Versia Harris

Bus Shelter Location: Gun Hill, St. George

Versia Harris

Barbadian artist Versia Harris received her BFA in Studio Art in 2012. She has done a number of residences in the Caribbean and North and South America and has exhibited in London, China, Nigeria, Moscow, Michigan and Aruba. She was awarded a Fulbright Laspau Scholarship in 2017 and received her MFA at Cranbrook Academy of Art, Michigan USA in May, 2019, where she also earned a Mercedes-Benz Financial Services New Beginnings Award. In 2022, Versia took part in Documenta15 with Alice Yard and exhibited in Grimmwelt Museum in Kassel, Germany. She continues to exhibit internationally, while teaching at The Barbados Community College.


About the ArtWork:

Human beings and nature are inextricably linked, as our well being and mental health is supported by the outdoors and green spaces.
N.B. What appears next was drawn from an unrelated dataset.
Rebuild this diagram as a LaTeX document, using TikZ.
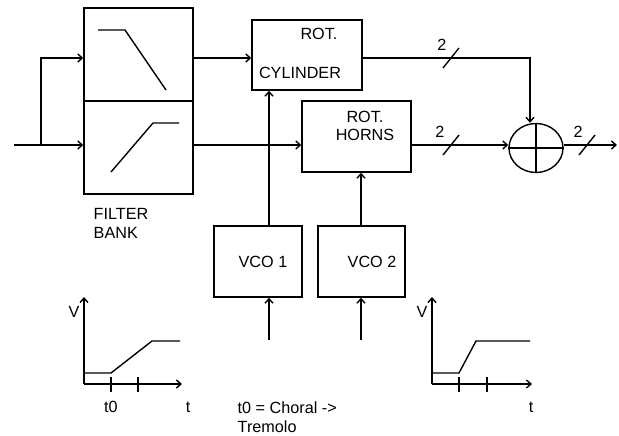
\documentclass[tikz,border=0pt]{standalone}
\usepackage{fontspec}
\setmainfont{Liberation Sans}
\usetikzlibrary{arrows.meta, shapes.geometric}

\begin{document}
\begin{tikzpicture}[
    x=1pt, y=-1pt, line width=1.4pt, >={Straight Barb[length=4.5pt, width=8pt]},
    font=\fontsize{16.2}{18.5}\selectfont,
    block/.style={draw, rectangle, inner sep=0pt},
    lbl/.style={inner sep=0pt, anchor=center}
]
    \useasboundingbox (0,0) rectangle (619,436);

    % filter bank
    \node[block, minimum width=109pt, minimum height=93pt] (lp) at (138.5,54.5) {};
    \node[block, minimum width=109pt, minimum height=93pt] (hp) at (138.5,147.5) {};
    \draw (98,30) -- (125,30) -- (166,90);
    \draw (111,172) -- (153,123) -- (179,123);
    \node[lbl, anchor=west, align=left] (fb) at (93,223.5) {FILTER\\BANK};

    % rotors and vcos
    \node[block, minimum width=110pt, minimum height=70pt] (cyl) at (307,55) {};
    \node[lbl] (cylrot) at (319,34) {ROT.};
    \node[lbl] (cyltxt) at (300,73) {CYLINDER};
    \node[block, minimum width=109pt, minimum height=71pt] (horns) at (356.5,136.5) {};
    \node[lbl, align=center] (hornstxt) at (365,126) {ROT.\\HORNS};
    \node[block, minimum width=88pt, minimum height=71pt] (vco1) at (258,261.5) {};
    \node[lbl] (vco1txt) at (263,262) {VCO 1};
    \node[block, minimum width=87pt, minimum height=71pt] (vco2) at (361.5,261.5) {};
    \node[lbl] (vco2txt) at (372,262) {VCO 2};

    % summing point
    \node[draw, ellipse, minimum width=54pt, minimum height=49pt, inner sep=0pt] (sum) at (536,148) {};
    \draw (sum.north) -- (sum.south) (sum.west) -- (sum.east);

    % signal paths
    \coordinate (in) at (14,145);
    \coordinate (split) at (41,145);
    \coordinate (upper) at (41,58);
    \coordinate (out) at (617,145);
    \coordinate (c1) at (269,340);
    \coordinate (c2) at (361,340);
    \draw[->] (in) -- (hp.west |- in);
    \draw[->] (split) -- (upper) -- (lp.west |- upper);
    \draw[->] (lp.east |- upper) -- (cyl.west |- upper);
    \draw[->] (hp.east |- in) -- (horns.west |- in);
    \draw[->] (cyl.east |- upper) -| ([xshift=-6pt]sum.north);
    \draw[->] (horns.east |- in) -- (sum.west |- in);
    \draw[->] (sum.east |- in) -- (out);
    \draw[->] (vco1.north -| c1) -- (cyl.south -| c1);
    \draw[->] (vco2.north -| c2) -- (horns.south -| c2);
    \draw[->] (c1) -- (vco1.south -| c1);
    \draw[->] (c2) -- (vco2.south -| c2);

    % bus width marks
    \foreach \x/\y/\dx in {451/58/9, 451/145/11, 587/145/9} {
        \draw (\x-8,\y+10) -- (\x+8,\y-10);
        \node[lbl] at (\x-\dx,\y-13) {2};
    }

    % control voltage graphs
    \foreach \o/\a/\b/\e/\k in {84/111/152/180/138, 432/459/476/530/487} {
        \draw[->] (\o,384) -- (\o,297);
        \draw[->] (\o,384) -- (\e+2,384);
        \draw (\o,373) -- (\a,373) -- (\b,341) -- (\e,341);
        \draw (\a,377) -- (\a,392) (\k,377) -- (\k,392);
        \node[lbl] at (\o-10,312) {V};
    }
    \node[lbl] (t0a) at (111,407) {t0};
    \node[lbl] (ta) at (188,407) {t};
    \node[lbl] (tb) at (531,407) {t};
    \node[lbl, anchor=west, align=left] (note) at (237,417) {t0 = Choral ->\\Tremolo};
\end{tikzpicture}
\end{document}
The pandemic and the volcanic eruption, that forced us indoors, darkened our lives and our skies, was inevitably going to create a sour period of time and recovery. The isolation caused by social distancing, left cold, many physical connections often taken for granted and the volcanic eruption exacerbated the separation by forcing us to close our windows. Both disasters made us all painfully aware that our simplest and most fundamental of human tasks; breathing, was at risk. Breath that is also so intertwined with that of our trees, plants, and weeds.

As an artist, my work as always involved the relationship between the mental space and nature. Trees, forest, gardens, jungles and open spaces are, for me, metaphors and references for the mind. But this time of isolation pushed me further inwards than I thought I could or was ready to go. Iʼve learned that the link between my inner mind and outer space goes farther than the allegory. The two are tied by a kind of existential string, where one is a mirror of the other. As dark as our skies got, so did my sense of self. Through my mind and my imagination a whole new space, often neglected by the distractions of the outer world, revealed itself to me.

The work I am submitting for this project is about going through the layers and portals of the mind, that is also the mirror to the outer scape. A journey that can seem like turmoil, as if being in a hole deep in the earth, looking up at an unreachable sky, or being overwhelmed by a a great wave; to constantly look up and out for hope and light. What do we see and feel when we look up? What do we see when we look in. With what what eyes do we look out? I hope that my bench will be a place of wonder and refection for the sitters. To see the portals of their own mind reflected back at them as an invitation to stay reverent to the outdoors while connected to the call and lure of their mysterious inner worlds.